2023: The Chongar Bridge and the "Brave Tungus"
"On June 22, 2023, the Ukrainian Armed Forces struck bridges near Chongar on the administrative border between Kherson Oblast and Crimea, damaging the roadway," announced Vladimir Saldo, Russia's installed governor of the occupied part of Kherson Oblast.
"Transport links between Crimea and Kherson Oblast remain operational after the attack, with traffic redirected along an alternative route," he assured the public.
Things have only deteriorated for the Chongar Bridge since then—and for the rest of the logistical network, including those supposedly "alternative routes," linking occupied Crimea with mainland Russia. Following restrictions on fuel sales and rolling blackouts in Sevastopol, the city's Russian-installed governor, Mikhail Razvozhayev, recently announced the suspension of ferry services, public transportation, and shopping mall operations, along with the shutdown of street lighting and the cancellation of all outdoor public events.
Yet the biggest headline of June 22, 2023, was a story worthy of the annals of Russian air defense. A serviceman from Zabaykalsky Krai with the call sign Tungus became a media sensation after allegedly shooting down a Ukrainian FPV drone—with a sack of vegetables. For this remarkable feat, he was awarded the Medal "For Courage." Given that virtually all of Russia's air defense assets have since been redeployed to shield Moscow, residents of Zabaykalsky Krai may want to begin stockpiling vegetable sacks on an industrial scale.
2024: The Juche Warriors Were Yet to Come
On June 22, 2024, RIA Novosti offered readers the following promise:
"Moscow and Pyongyang are beginning work on implementing all the provisions of the new Comprehensive Strategic Partnership Treaty. We are not stopping here. A new era has begun. We are ready for it. Our Korean friends, of course, are ready as well. The best is yet to come," declared Russia's ambassador to North Korea, Alexander Matsegora.
What lay ahead was, indeed, historic: for the first time in modern Russian history, the Kremlin would be forced to rely openly on foreign troops to defend its own territory.
The talk of "Juche warriors" had begun well before that. On March 28, Russian war correspondent Alexander Sladkov claimed that Pyongyang stood ready to dispatch no fewer than half a million troops to Ukraine and that the decision could be made quickly, pending nothing more than Beijing's approval.
Even earlier, in August 2023, Igor Korotchenko, a member of the Russian Defense Ministry's Public Council, declared:
"There are reports that 100,000 North Korean volunteers are ready to take part in the conflict with Ukraine... If North Korea wishes to fulfill its international duty in the fight against Ukrainian fascism, we should allow them to do so."

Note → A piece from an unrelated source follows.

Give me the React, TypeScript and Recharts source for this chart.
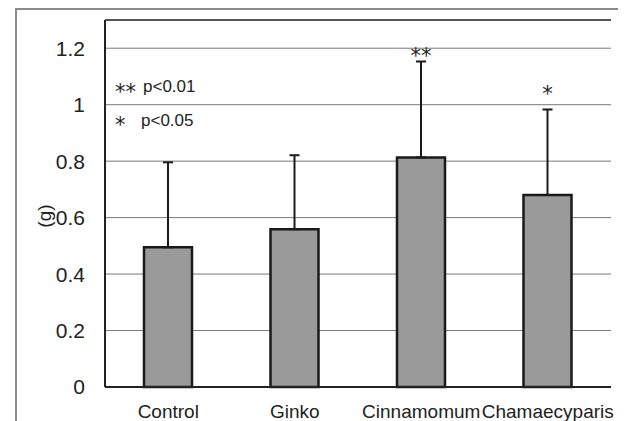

In the end, Kim Jong Un supplied around 14,000 "volunteers." This "limited contingent" would go on to fight in Russia's Kursk region, where, according to various estimates, more than half of its personnel were killed or wounded. Apparently, Russia could find no other "defenders" to protect even a single one of its own regions.
2025–2026: The "Diplomats" Won't Be Reaching Transnistria
"Speculation that Russia intends to reinforce its military presence in Transnistria is rather surprising," Russia's ambassador to Moldova, Oleg Ozerov, said on June 22, 2025.
"Suddenly there are rumors that we supposedly intend to deploy 10,000 peacekeepers. But let someone explain to me how exactly we could do that under the current circumstances. If we sent them on diplomatic passports, it would take about twenty years. More importantly, we simply do not see any need to increase our peacekeeping contingent at this time."
The most revealing part of Ozerov's statement was his question: "How could Russia possibly do that under the current circumstances?" It was, in fact, the right question to ask.
By 2025, the strategic reality had already turned decisively against Moscow—and even more so today. The contrast with April 2022 could hardly be starker. Back then, RIA Novosti quoted Major General Rustam Minnekayev, deputy commander of Russia's Central Military District, confidently declaring that "the objective of the second phase of the special military operation is to establish a land corridor to the border with Transnistria, where the Russian-speaking population is also allegedly being oppressed."
By June 2025, however, Russians could safely forget about the "Transnistrian objective" of the so-called special military operation. After four years of denial, anger, bargaining, and depression, they had finally reached the fifth stage: acceptance.
One final scene from RIA Novosti's propaganda drama, "June 22."
On June 22, 2025, the agency quoted Maya Lomidze, head of the Association of Tour Operators of Russia, who proudly announced that "tourist demand for holidays in Crimea this summer has increased by 40 percent compared with the summer of 2024."
Exactly one year later, on June 22, 2026, the same RIA Novosti tersely reported that "summer camps in Crimea are suspending the admission of children until September 1 for security reasons."
That is the story of June 22 from 2022 through 2026, as told by RIA Novosti itself. These headlines have become genuine "candles of remembrance"—not for the past the Kremlin so eagerly commemorates, but for the days, months, years, and, above all, the human lives that Russia has consumed in the furnace of its own bloody folly.